_Entries with chart source code_

+++

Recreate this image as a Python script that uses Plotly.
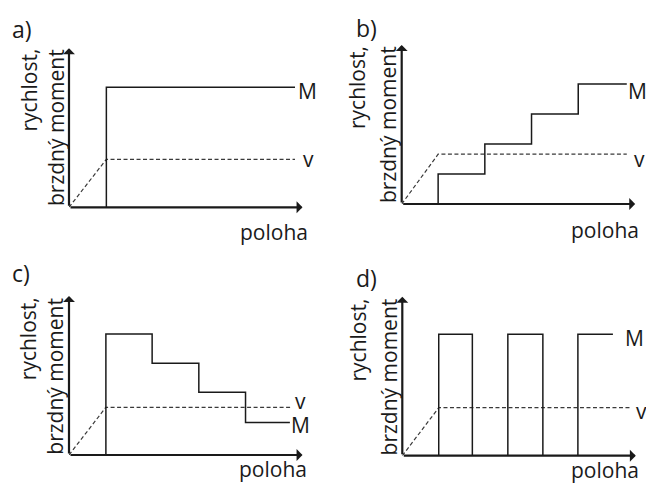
import plotly.graph_objects as go

# ---- curve data (x: poloha, y: rychlost / brzdný moment), in diagram units ----
a_M_x = [0.80, 0.80, 4.84]
a_M_y = [0.0, 4.0, 4.0]
a_v_x = [0.0, 0.80, 4.84]
a_v_y = [0.0, 1.60, 1.60]

b_M_x = [0.78, 0.78, 1.78, 2.78, 3.78, 4.82]
b_M_y = [0.0, 1.0, 2.0, 3.0, 4.0, 4.0]
b_v_x = [0.0, 0.78, 4.82]
b_v_y = [0.0, 1.66, 1.66]

c_M_x = [0.79, 0.79, 1.78, 2.78, 3.78, 4.73]
c_M_y = [0.0, 4.03, 3.06, 2.09, 1.08, 1.08]
c_v_x = [0.0, 0.79, 4.78]
c_v_y = [0.0, 1.59, 1.59]

d_M_x = [0.78, 0.78, 1.50, 2.26, 3.01, 3.76, 4.51]
d_M_y = [0.0, 4.05, 0.0, 4.05, 0.0, 4.05, 4.05]
d_v_x = [0.0, 0.78, 4.87]
d_v_y = [0.0, 1.60, 1.60]

panel_letters = ["a)", "b)", "c)", "d)"]
y_title_lines = ["rychlost,", "brzdný moment"]
x_title = "poloha"

# ---- layout constants ----
W, H = 646, 487
FONT = "Open Sans"
FS = 21
FS_LETTER = 23
INK = "#1a1a1a"
X_MAX, Y_MAX = 5.0, 5.3
PX_X, PX_Y = 46.7, 30.0          # pixels per diagram unit

# origin pixel of each panel
origins = [(69.0, 207.3), (401.7, 204.0), (69.0, 455.0), (402.3, 455.7)]

panels = [
    dict(Mx=a_M_x, My=a_M_y, vx=a_v_x, vy=a_v_y, shape="linear",
         M_lab=(4.86, 3.88), v_lab=(4.96, 1.62)),
    dict(Mx=b_M_x, My=b_M_y, vx=b_v_x, vy=b_v_y, shape="hv",
         M_lab=(4.81, 3.77), v_lab=(4.94, 1.50)),
    dict(Mx=c_M_x, My=c_M_y, vx=c_v_x, vy=c_v_y, shape="hv",
         M_lab=(4.71, 1.00), v_lab=(4.79, 1.80)),
    dict(Mx=d_M_x, My=d_M_y, vx=d_v_x, vy=d_v_y, shape="hv",
         M_lab=(4.73, 3.92), v_lab=(4.97, 1.50)),
]

# text positions in pixels
letter_pos = [(22, 29), (366, 28), (21, 272.5), (366, 278)]
ytitle_pos = [((28.0, 47), (55.5, 47)), ((356.5, 44), (387.5, 44)),
              ((28.0, 295.7), (55.5, 295.7)), ((358.3, 296.7), (389.2, 296.7))]
xtitle_pos = [(310, 232), (641, 229.5), (309, 468.5), (641, 469.5)]


def px(x):
    return x / W


def py(y):
    return 1 - y / H


fig = go.Figure()
annotations = []
layout_axes = {}

for i, (p, (ox, oy)) in enumerate(zip(panels, origins)):
    n = "" if i == 0 else str(i + 1)
    xa, ya = "x" + n, "y" + n
    layout_axes["xaxis" + n] = dict(
        domain=[px(ox), px(ox + X_MAX * PX_X)], range=[0, X_MAX],
        visible=False, anchor=ya, fixedrange=True)
    layout_axes["yaxis" + n] = dict(
        domain=[py(oy), py(oy - Y_MAX * PX_Y)], range=[0, Y_MAX],
        visible=False, anchor=xa, fixedrange=True)

    # speed (dashed)
    fig.add_trace(go.Scatter(
        x=p["vx"], y=p["vy"], mode="lines", xaxis=xa, yaxis=ya,
        line=dict(color="#3a3a3a", width=1.2, dash="4px,2.5px"),
        cliponaxis=False, showlegend=False, hoverinfo="skip"))
    # braking torque
    fig.add_trace(go.Scatter(
        x=p["Mx"], y=p["My"], mode="lines", xaxis=xa, yaxis=ya,
        line=dict(color=INK, width=1.5, shape=p["shape"]),
        cliponaxis=False, showlegend=False, hoverinfo="skip"))

    # axis arrows
    for (tx, ty) in [(X_MAX, 0), (0, Y_MAX)]:
        annotations.append(dict(
            x=tx, y=ty, ax=0, ay=0, xref=xa, yref=ya, axref=xa, ayref=ya,
            text="", showarrow=True, arrowhead=1, arrowsize=0.9,
            arrowwidth=2.2, arrowcolor=INK, standoff=0))

    # curve labels
    for lab, (lx, ly) in [("M", p["M_lab"]), ("v", p["v_lab"])]:
        annotations.append(dict(
            x=lx, y=ly, xref=xa, yref=ya, text=lab, showarrow=False,
            xanchor="left", yanchor="middle",
            font=dict(family=FONT, size=FS, color=INK)))

    # panel letter
    lx, ly = letter_pos[i]
    annotations.append(dict(
        x=px(lx), y=py(ly), xref="paper", yref="paper", text=panel_letters[i],
        showarrow=False, xanchor="center", yanchor="middle",
        font=dict(family=FONT, size=FS_LETTER, color=INK)))

    # rotated y title (two lines, ending at the top of the axis)
    for line, (tx, ty) in zip(y_title_lines, ytitle_pos[i]):
        annotations.append(dict(
            x=px(tx), y=py(ty), xref="paper", yref="paper", text=line,
            textangle=-90, showarrow=False, xanchor="center", yanchor="top",
            font=dict(family=FONT, size=FS, color=INK)))

    # x title
    tx, ty = xtitle_pos[i]
    annotations.append(dict(
        x=px(tx), y=py(ty), xref="paper", yref="paper", text=x_title,
        showarrow=False, xanchor="right", yanchor="middle",
        font=dict(family=FONT, size=FS, color=INK)))

fig.update_layout(
    width=W, height=H, margin=dict(l=0, r=0, t=0, b=0),
    paper_bgcolor="white", plot_bgcolor="white",
    annotations=annotations, **layout_axes)

fig.write_html("out.html", config=dict(displayModeBar=False))
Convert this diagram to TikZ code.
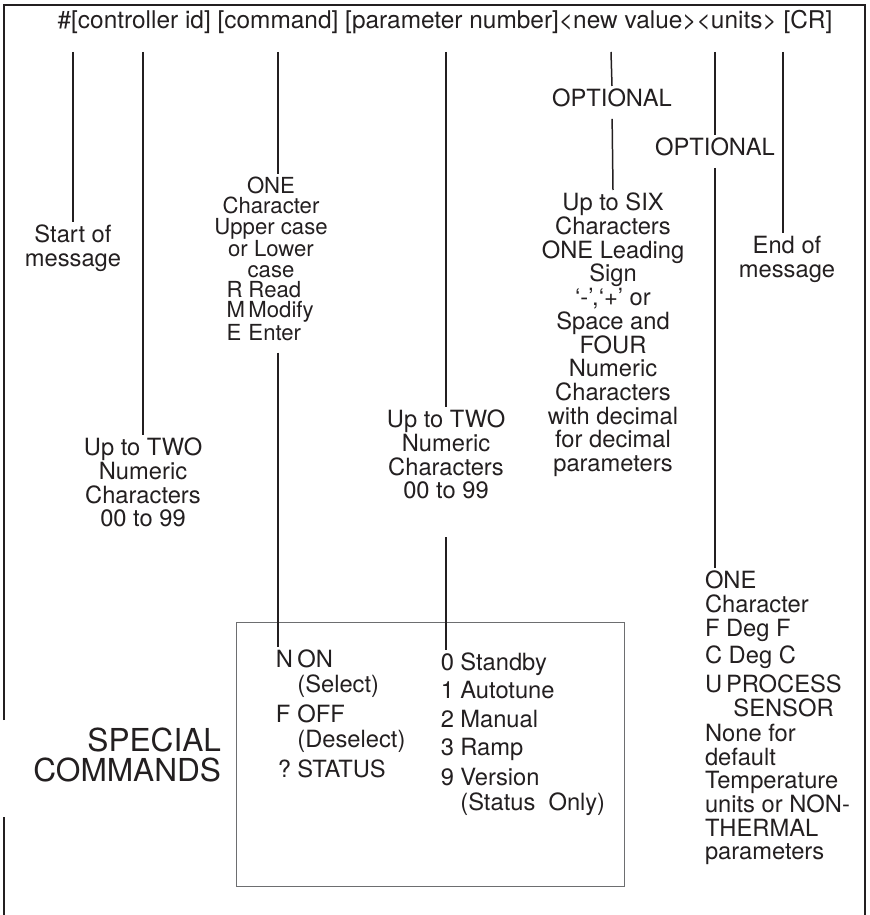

+++

_Set problem_
Reproduce the material in its entirety and word for word, without the pictures.

_Solution for this problem_
Recreate this image as a Python script that uses Plotly.
import plotly.graph_objects as go

# ---- curve data (x: poloha, y: rychlost / brzdný moment), in diagram units ----
a_M_x = [0.80, 0.80, 4.84]
a_M_y = [0.0, 4.0, 4.0]
a_v_x = [0.0, 0.80, 4.84]
a_v_y = [0.0, 1.60, 1.60]

b_M_x = [0.78, 0.78, 1.78, 2.78, 3.78, 4.82]
b_M_y = [0.0, 1.0, 2.0, 3.0, 4.0, 4.0]
b_v_x = [0.0, 0.78, 4.82]
b_v_y = [0.0, 1.66, 1.66]

c_M_x = [0.79, 0.79, 1.78, 2.78, 3.78, 4.73]
c_M_y = [0.0, 4.03, 3.06, 2.09, 1.08, 1.08]
c_v_x = [0.0, 0.79, 4.78]
c_v_y = [0.0, 1.59, 1.59]

d_M_x = [0.78, 0.78, 1.50, 2.26, 3.01, 3.76, 4.51]
d_M_y = [0.0, 4.05, 0.0, 4.05, 0.0, 4.05, 4.05]
d_v_x = [0.0, 0.78, 4.87]
d_v_y = [0.0, 1.60, 1.60]

panel_letters = ["a)", "b)", "c)", "d)"]
y_title_lines = ["rychlost,", "brzdný moment"]
x_title = "poloha"

# ---- layout constants ----
W, H = 646, 487
FONT = "Open Sans"
FS = 21
FS_LETTER = 23
INK = "#1a1a1a"
X_MAX, Y_MAX = 5.0, 5.3
PX_X, PX_Y = 46.7, 30.0          # pixels per diagram unit

# origin pixel of each panel
origins = [(69.0, 207.3), (401.7, 204.0), (69.0, 455.0), (402.3, 455.7)]

panels = [
    dict(Mx=a_M_x, My=a_M_y, vx=a_v_x, vy=a_v_y, shape="linear",
         M_lab=(4.86, 3.88), v_lab=(4.96, 1.62)),
    dict(Mx=b_M_x, My=b_M_y, vx=b_v_x, vy=b_v_y, shape="hv",
         M_lab=(4.81, 3.77), v_lab=(4.94, 1.50)),
    dict(Mx=c_M_x, My=c_M_y, vx=c_v_x, vy=c_v_y, shape="hv",
         M_lab=(4.71, 1.00), v_lab=(4.79, 1.80)),
    dict(Mx=d_M_x, My=d_M_y, vx=d_v_x, vy=d_v_y, shape="hv",
         M_lab=(4.73, 3.92), v_lab=(4.97, 1.50)),
]

# text positions in pixels
letter_pos = [(22, 29), (366, 28), (21, 272.5), (366, 278)]
ytitle_pos = [((28.0, 47), (55.5, 47)), ((356.5, 44), (387.5, 44)),
              ((28.0, 295.7), (55.5, 295.7)), ((358.3, 296.7), (389.2, 296.7))]
xtitle_pos = [(310, 232), (641, 229.5), (309, 468.5), (641, 469.5)]


def px(x):
    return x / W


def py(y):
    return 1 - y / H


fig = go.Figure()
annotations = []
layout_axes = {}

for i, (p, (ox, oy)) in enumerate(zip(panels, origins)):
    n = "" if i == 0 else str(i + 1)
    xa, ya = "x" + n, "y" + n
    layout_axes["xaxis" + n] = dict(
        domain=[px(ox), px(ox + X_MAX * PX_X)], range=[0, X_MAX],
        visible=False, anchor=ya, fixedrange=True)
    layout_axes["yaxis" + n] = dict(
        domain=[py(oy), py(oy - Y_MAX * PX_Y)], range=[0, Y_MAX],
        visible=False, anchor=xa, fixedrange=True)

    # speed (dashed)
    fig.add_trace(go.Scatter(
        x=p["vx"], y=p["vy"], mode="lines", xaxis=xa, yaxis=ya,
        line=dict(color="#3a3a3a", width=1.2, dash="4px,2.5px"),
        cliponaxis=False, showlegend=False, hoverinfo="skip"))
    # braking torque
    fig.add_trace(go.Scatter(
        x=p["Mx"], y=p["My"], mode="lines", xaxis=xa, yaxis=ya,
        line=dict(color=INK, width=1.5, shape=p["shape"]),
        cliponaxis=False, showlegend=False, hoverinfo="skip"))

    # axis arrows
    for (tx, ty) in [(X_MAX, 0), (0, Y_MAX)]:
        annotations.append(dict(
            x=tx, y=ty, ax=0, ay=0, xref=xa, yref=ya, axref=xa, ayref=ya,
            text="", showarrow=True, arrowhead=1, arrowsize=0.9,
            arrowwidth=2.2, arrowcolor=INK, standoff=0))

    # curve labels
    for lab, (lx, ly) in [("M", p["M_lab"]), ("v", p["v_lab"])]:
        annotations.append(dict(
            x=lx, y=ly, xref=xa, yref=ya, text=lab, showarrow=False,
            xanchor="left", yanchor="middle",
            font=dict(family=FONT, size=FS, color=INK)))

    # panel letter
    lx, ly = letter_pos[i]
    annotations.append(dict(
        x=px(lx), y=py(ly), xref="paper", yref="paper", text=panel_letters[i],
        showarrow=False, xanchor="center", yanchor="middle",
        font=dict(family=FONT, size=FS_LETTER, color=INK)))

    # rotated y title (two lines, ending at the top of the axis)
    for line, (tx, ty) in zip(y_title_lines, ytitle_pos[i]):
        annotations.append(dict(
            x=px(tx), y=py(ty), xref="paper", yref="paper", text=line,
            textangle=-90, showarrow=False, xanchor="center", yanchor="top",
            font=dict(family=FONT, size=FS, color=INK)))

    # x title
    tx, ty = xtitle_pos[i]
    annotations.append(dict(
        x=px(tx), y=py(ty), xref="paper", yref="paper", text=x_title,
        showarrow=False, xanchor="right", yanchor="middle",
        font=dict(family=FONT, size=FS, color=INK)))

fig.update_layout(
    width=W, height=H, margin=dict(l=0, r=0, t=0, b=0),
    paper_bgcolor="white", plot_bgcolor="white",
    annotations=annotations, **layout_axes)

fig.write_html("out.html", config=dict(displayModeBar=False))
Convert this diagram to TikZ code.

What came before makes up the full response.